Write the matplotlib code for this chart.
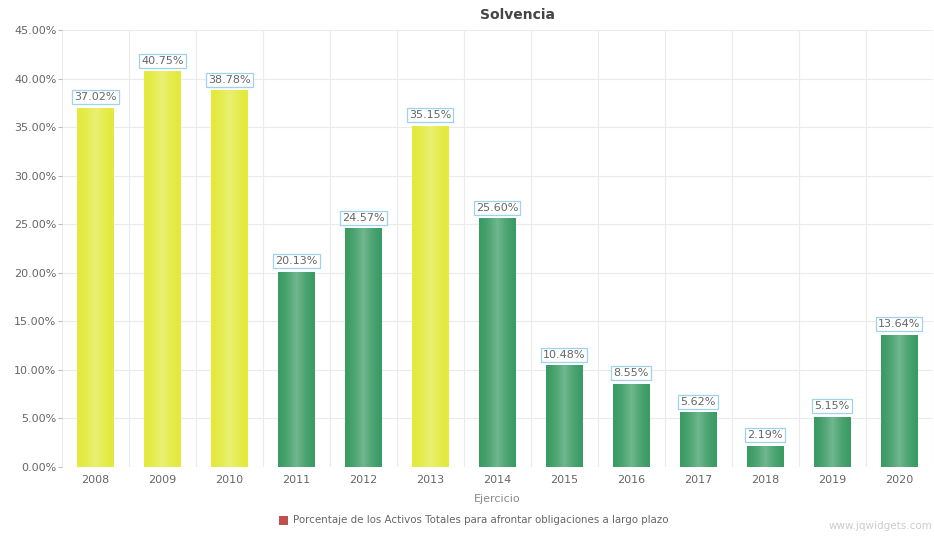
import matplotlib
matplotlib.use("Agg")
import matplotlib.pyplot as plt
import numpy as np
from matplotlib.patches import Rectangle

years = ["2008", "2009", "2010", "2011", "2012", "2013", "2014",
         "2015", "2016", "2017", "2018", "2019", "2020"]
values = [37.02, 40.75, 38.78, 20.13, 24.57, 35.15, 25.60,
          10.48, 8.55, 5.62, 2.19, 5.15, 13.64]
is_yellow = [True, True, True, False, False, True, False,
             False, False, False, False, False, False]
yticks = [0, 5, 10, 15, 20, 25, 30, 35, 40, 45]

YELLOW = "#e2ea3c"
GREEN = "#3a9b64"
TXT = "#666666"

fig = plt.figure(figsize=(9.34, 5.37), dpi=100)
ax = fig.add_axes([0.0664, 0.1304, 0.932, 0.8136])
x = np.arange(len(years))
colors = [YELLOW if y else GREEN for y in is_yellow]
bars = ax.bar(x, values, width=0.54, color=colors, zorder=2, linewidth=0)

# horizontal shading: lighter centre, like the original widget
for b, c in zip(bars, colors):
    rgb = np.array(matplotlib.colors.to_rgb(c))
    t = np.linspace(-1, 1, 64)
    light = (1 - np.abs(t)) ** 1.5
    grad = rgb[None, :] + (1 - rgb[None, :]) * 0.28 * light[:, None]
    img = np.clip(grad, 0, 1)[None, :, :]
    bx, bw, bh = b.get_x(), b.get_width(), b.get_height()
    im = ax.imshow(img, extent=[bx, bx + bw, 0, bh], aspect="auto", zorder=2.1, origin="lower")
    im.set_clip_path(b)

ax.set_xlim(-0.5, len(years) - 0.5)
ax.set_ylim(0, 45)
ax.set_yticks(yticks)
ax.set_yticklabels([f"{v:.2f}%" for v in yticks])
ax.set_xticks(x)
ax.set_xticklabels(years)

for v in yticks:
    ax.axhline(v, color="#ebebeb", lw=0.8, zorder=0)
for b in np.arange(-0.5, len(years), 1.0):
    ax.axvline(b, color="#ebebeb", lw=0.8, zorder=0)

for s in ax.spines.values():
    s.set_visible(False)
ax.tick_params(axis="y", length=3, color="#bbbbbb", labelsize=8, labelcolor=TXT, pad=1)
ax.tick_params(axis="x", length=0, labelsize=8, labelcolor=TXT, pad=6)

for xi, v in zip(x, values):
    ax.annotate(f"{v:.2f}%", (xi, v), xytext=(0, 4), textcoords="offset points",
                ha="center", va="bottom", fontsize=8, color=TXT,
                bbox=dict(boxstyle="square,pad=0.18", fc="white", ec="#9fd3ec", lw=0.9),
                zorder=5)

ax.set_xlabel("Ejercicio", fontsize=8, color="#888888", labelpad=6)
fig.text(0.5546, 0.972, "Solvencia", fontsize=10, fontweight="bold", color="#444444",
         ha="center", va="center")

# legend
fig.patches.append(Rectangle((0.2985, 0.022), 0.010, 0.018, transform=fig.transFigure,
                             fc="#c0504d", ec="none"))
fig.text(0.3135, 0.031, "Porcentaje de los Activos Totales para afrontar obligaciones a largo plazo",
         fontsize=7.4, color=TXT, va="center", ha="left")
fig.text(0.998, 0.012, "www.jqwidgets.com", fontsize=7.5, color="#cccccc", ha="right", va="bottom")

fig.savefig("out.png", dpi=100)
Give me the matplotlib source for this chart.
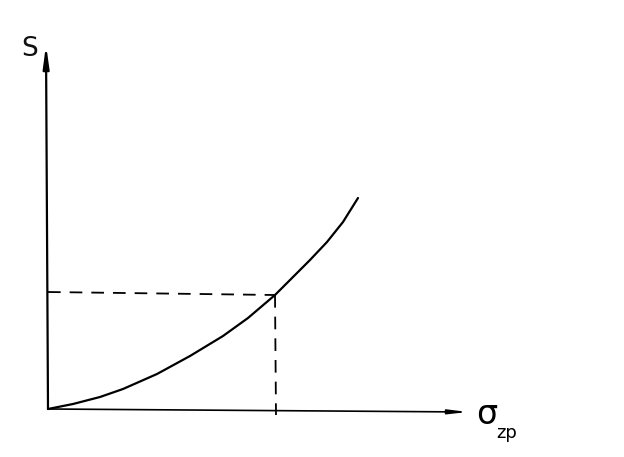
import matplotlib
matplotlib.use("Agg")
import matplotlib.pyplot as plt

# Data (pixel-based units relative to origin)
curve_x = [0, 25, 52, 75, 109, 142, 175, 200, 227, 245, 262, 279, 295, 310]
curve_y = [0, 5, 12, 20, 35, 53, 73, 91, 114, 132, 149, 167, 187, 211]
mark_x = 227
mark_y = 114
x_label = "σ"
x_sub = "zp"
y_label = "S"

fig = plt.figure(figsize=(6.24, 4.57), dpi=100)
ax = fig.add_axes([0, 0, 1, 1])
ax.set_xlim(-48, 576)
ax.set_ylim(-48, 409)
ax.axis("off")

# axes with arrows
ax.annotate("", xy=(-2, 364), xytext=(0, 0),
            arrowprops=dict(arrowstyle="-|>,head_length=1.3,head_width=0.18", lw=1.6, color="black", shrinkA=0, shrinkB=0))
ax.annotate("", xy=(420, -3), xytext=(0, 0),
            arrowprops=dict(arrowstyle="-|>,head_length=1.1,head_width=0.13", lw=1.2, color="black", shrinkA=0, shrinkB=0))

# curve
ax.plot(curve_x, curve_y, color="black", lw=1.6, solid_capstyle="round", solid_joinstyle="round")

# dashed guides
ax.plot([0, mark_x], [mark_y + 3, mark_y], color="black", lw=1.3, dashes=(7, 5))
ax.plot([mark_x, mark_x + 1], [mark_y, -6], color="black", lw=1.3, dashes=(7, 5))

# labels
ax.text(-27, 360, y_label, fontsize=19, family="DejaVu Sans", ha="left", va="center", color="#111111")
ax.text(428, -5, x_label, fontsize=24, ha="left", va="center")
ax.text(448, -24, x_sub, fontsize=13, ha="left", va="center")

fig.savefig("out.png", dpi=100, facecolor="white")
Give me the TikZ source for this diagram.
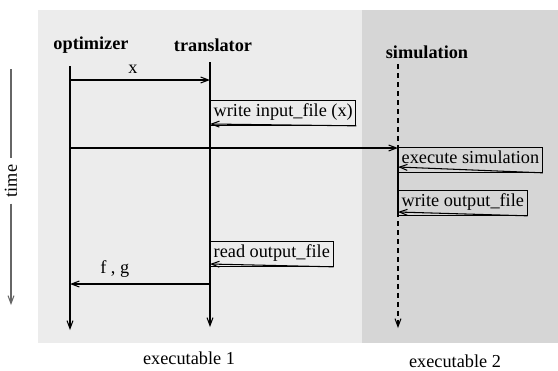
________________________
What the exercise asks | Transcribe the records above exactly, leaving out every picture.

Solution for this problem |
Write the matplotlib code for this chart.
import matplotlib
matplotlib.use("Agg")
import matplotlib.pyplot as plt
import numpy as np
from matplotlib.patches import Rectangle

years = ["2008", "2009", "2010", "2011", "2012", "2013", "2014",
         "2015", "2016", "2017", "2018", "2019", "2020"]
values = [37.02, 40.75, 38.78, 20.13, 24.57, 35.15, 25.60,
          10.48, 8.55, 5.62, 2.19, 5.15, 13.64]
is_yellow = [True, True, True, False, False, True, False,
             False, False, False, False, False, False]
yticks = [0, 5, 10, 15, 20, 25, 30, 35, 40, 45]

YELLOW = "#e2ea3c"
GREEN = "#3a9b64"
TXT = "#666666"

fig = plt.figure(figsize=(9.34, 5.37), dpi=100)
ax = fig.add_axes([0.0664, 0.1304, 0.932, 0.8136])
x = np.arange(len(years))
colors = [YELLOW if y else GREEN for y in is_yellow]
bars = ax.bar(x, values, width=0.54, color=colors, zorder=2, linewidth=0)

# horizontal shading: lighter centre, like the original widget
for b, c in zip(bars, colors):
    rgb = np.array(matplotlib.colors.to_rgb(c))
    t = np.linspace(-1, 1, 64)
    light = (1 - np.abs(t)) ** 1.5
    grad = rgb[None, :] + (1 - rgb[None, :]) * 0.28 * light[:, None]
    img = np.clip(grad, 0, 1)[None, :, :]
    bx, bw, bh = b.get_x(), b.get_width(), b.get_height()
    im = ax.imshow(img, extent=[bx, bx + bw, 0, bh], aspect="auto", zorder=2.1, origin="lower")
    im.set_clip_path(b)

ax.set_xlim(-0.5, len(years) - 0.5)
ax.set_ylim(0, 45)
ax.set_yticks(yticks)
ax.set_yticklabels([f"{v:.2f}%" for v in yticks])
ax.set_xticks(x)
ax.set_xticklabels(years)

for v in yticks:
    ax.axhline(v, color="#ebebeb", lw=0.8, zorder=0)
for b in np.arange(-0.5, len(years), 1.0):
    ax.axvline(b, color="#ebebeb", lw=0.8, zorder=0)

for s in ax.spines.values():
    s.set_visible(False)
ax.tick_params(axis="y", length=3, color="#bbbbbb", labelsize=8, labelcolor=TXT, pad=1)
ax.tick_params(axis="x", length=0, labelsize=8, labelcolor=TXT, pad=6)

for xi, v in zip(x, values):
    ax.annotate(f"{v:.2f}%", (xi, v), xytext=(0, 4), textcoords="offset points",
                ha="center", va="bottom", fontsize=8, color=TXT,
                bbox=dict(boxstyle="square,pad=0.18", fc="white", ec="#9fd3ec", lw=0.9),
                zorder=5)

ax.set_xlabel("Ejercicio", fontsize=8, color="#888888", labelpad=6)
fig.text(0.5546, 0.972, "Solvencia", fontsize=10, fontweight="bold", color="#444444",
         ha="center", va="center")

# legend
fig.patches.append(Rectangle((0.2985, 0.022), 0.010, 0.018, transform=fig.transFigure,
                             fc="#c0504d", ec="none"))
fig.text(0.3135, 0.031, "Porcentaje de los Activos Totales para afrontar obligaciones a largo plazo",
         fontsize=7.4, color=TXT, va="center", ha="left")
fig.text(0.998, 0.012, "www.jqwidgets.com", fontsize=7.5, color="#cccccc", ha="right", va="bottom")

fig.savefig("out.png", dpi=100)
Give me the matplotlib source for this chart.
import matplotlib
matplotlib.use("Agg")
import matplotlib.pyplot as plt

# Data (pixel-based units relative to origin)
curve_x = [0, 25, 52, 75, 109, 142, 175, 200, 227, 245, 262, 279, 295, 310]
curve_y = [0, 5, 12, 20, 35, 53, 73, 91, 114, 132, 149, 167, 187, 211]
mark_x = 227
mark_y = 114
x_label = "σ"
x_sub = "zp"
y_label = "S"

fig = plt.figure(figsize=(6.24, 4.57), dpi=100)
ax = fig.add_axes([0, 0, 1, 1])
ax.set_xlim(-48, 576)
ax.set_ylim(-48, 409)
ax.axis("off")

# axes with arrows
ax.annotate("", xy=(-2, 364), xytext=(0, 0),
            arrowprops=dict(arrowstyle="-|>,head_length=1.3,head_width=0.18", lw=1.6, color="black", shrinkA=0, shrinkB=0))
ax.annotate("", xy=(420, -3), xytext=(0, 0),
            arrowprops=dict(arrowstyle="-|>,head_length=1.1,head_width=0.13", lw=1.2, color="black", shrinkA=0, shrinkB=0))

# curve
ax.plot(curve_x, curve_y, color="black", lw=1.6, solid_capstyle="round", solid_joinstyle="round")

# dashed guides
ax.plot([0, mark_x], [mark_y + 3, mark_y], color="black", lw=1.3, dashes=(7, 5))
ax.plot([mark_x, mark_x + 1], [mark_y, -6], color="black", lw=1.3, dashes=(7, 5))

# labels
ax.text(-27, 360, y_label, fontsize=19, family="DejaVu Sans", ha="left", va="center", color="#111111")
ax.text(428, -5, x_label, fontsize=24, ha="left", va="center")
ax.text(448, -24, x_sub, fontsize=13, ha="left", va="center")

fig.savefig("out.png", dpi=100, facecolor="white")
Give me the TikZ source for this diagram.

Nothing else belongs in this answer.